How does one take that position when it is blatantly obvious that you are blathering hypocrites? The "exclusions" are "unjust" and anyone opposed to their agenda is deemed "unjust" or somehow morally unfit, right? I find this to be a very disturbing rhetorical tactic. Who said you get to decide which "exclusions" are okay? Who assigned these organizations with the authority and responsibility to be the final arbiter of which exemptions to our civil and/or criminal codes are "just?" It seems to me that it's that kind of smug, self-righteous and arrogant attitude of people thinking that they know what's "just" and anything that's opposed to them isn't, which similarly dominated the minds of the individuals that flew those planes into those buildings on 9/11. Their outright hypocrisy regarding these issues for their own industry's employees makes their public dictates to agriculture even more appalling.

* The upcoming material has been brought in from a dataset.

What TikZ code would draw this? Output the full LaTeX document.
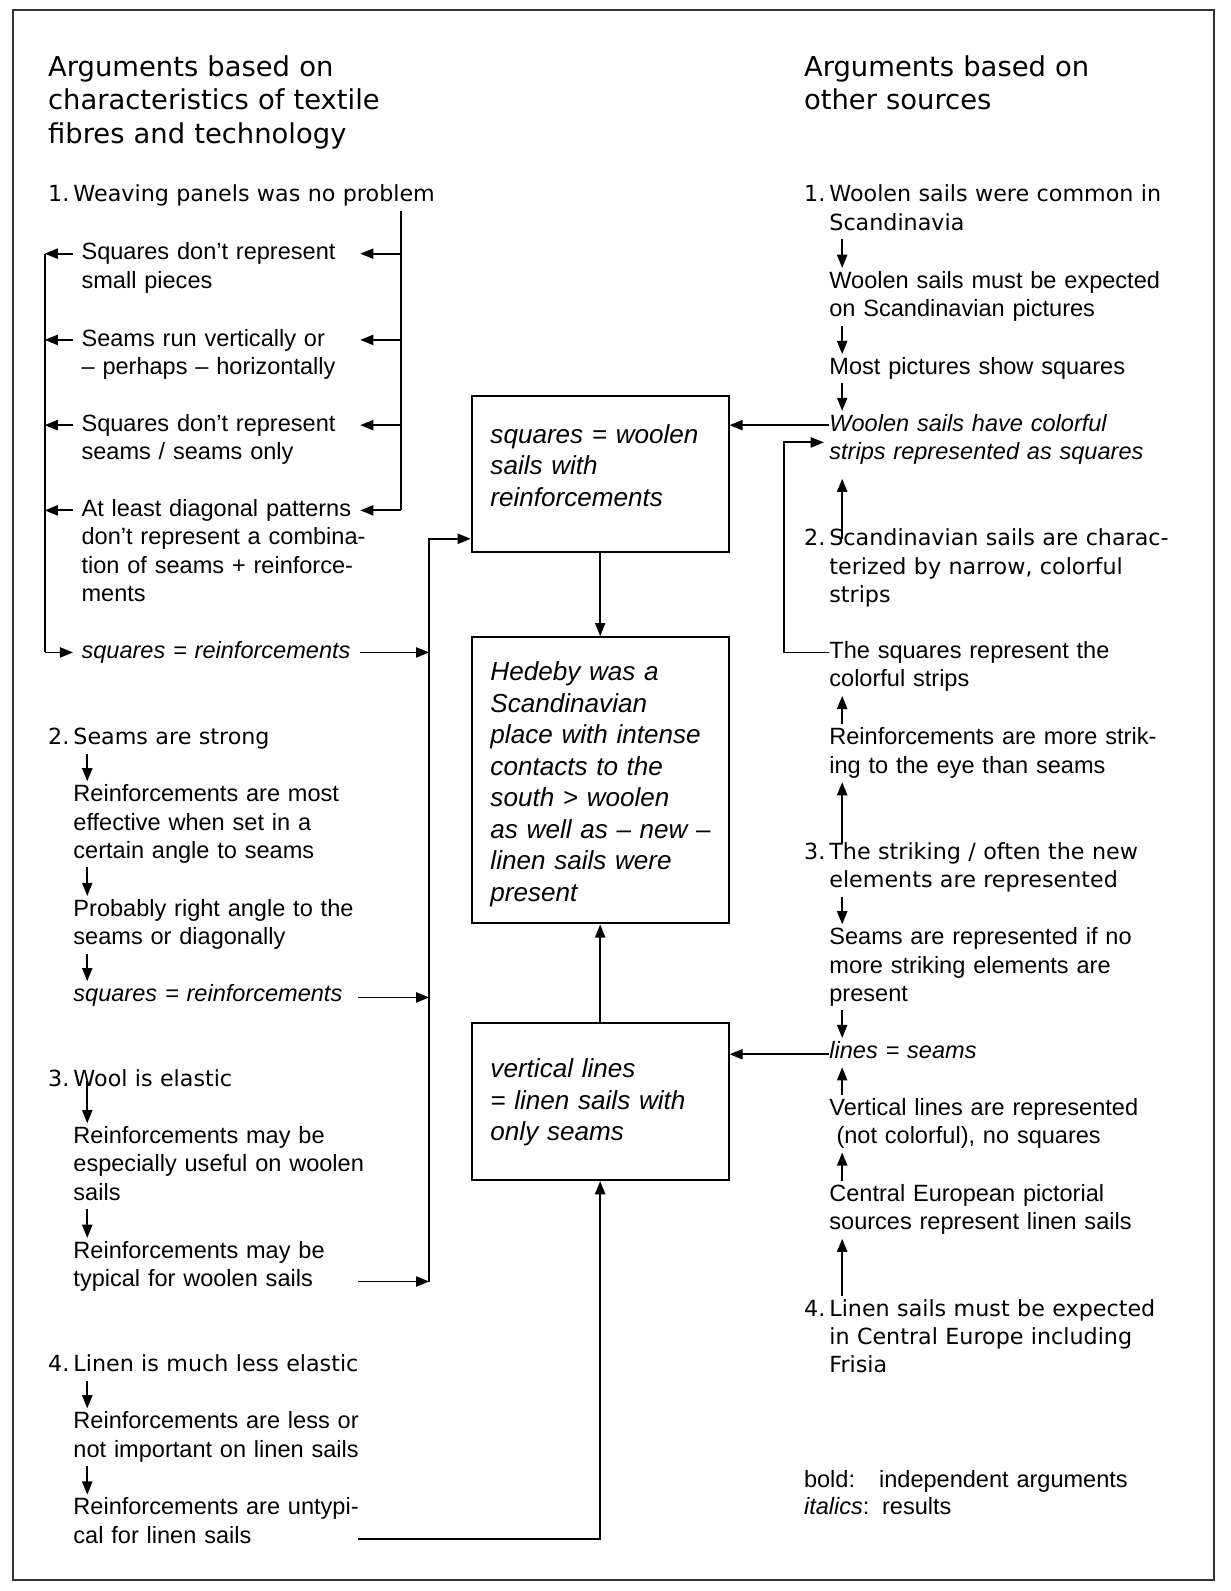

I, and many others don't cede this moral authroty to you and the rest and your hypocrisy on this issue, as well as your continued spreading of outright distortions and misinformation negates whatever claims of being legitimate morality deciders you could actually claim with a straight face.
3. Finally, when you said "as one who voted for you, I am delighted by the vision-action you are bringing to NY, and I offer my prayers and best wishes for you as governor" does this mean the invisible guy in the sky backed Mr. Spitzer?
If so, do you know if the "big guy" is taking the Jets this Monday night and did he tell you if they are going to cover the spread? My prayers are with them!
When will these people cease spreading these distortions and misinformation and address the hypocrisy?
Finally RMM has claimed to have spent, from 1996 through 2004, $1,084,989 on providing for the "religious needs of the migrant farmworker community" on their annual 990 tax returns. I can't find a single example in all of the materials by and about them of a religious based or centered program. NOT ONE EXAMPLE. Witt in fact (in his literature and at Encuentro 2000) has dissed those sorts of programs ("And therefore there were not going to be any arguments about how to say the creed, or how you were going to do this prayer or that prayer, that the focus was on empowerment and advocacy, being present with farmworkers....").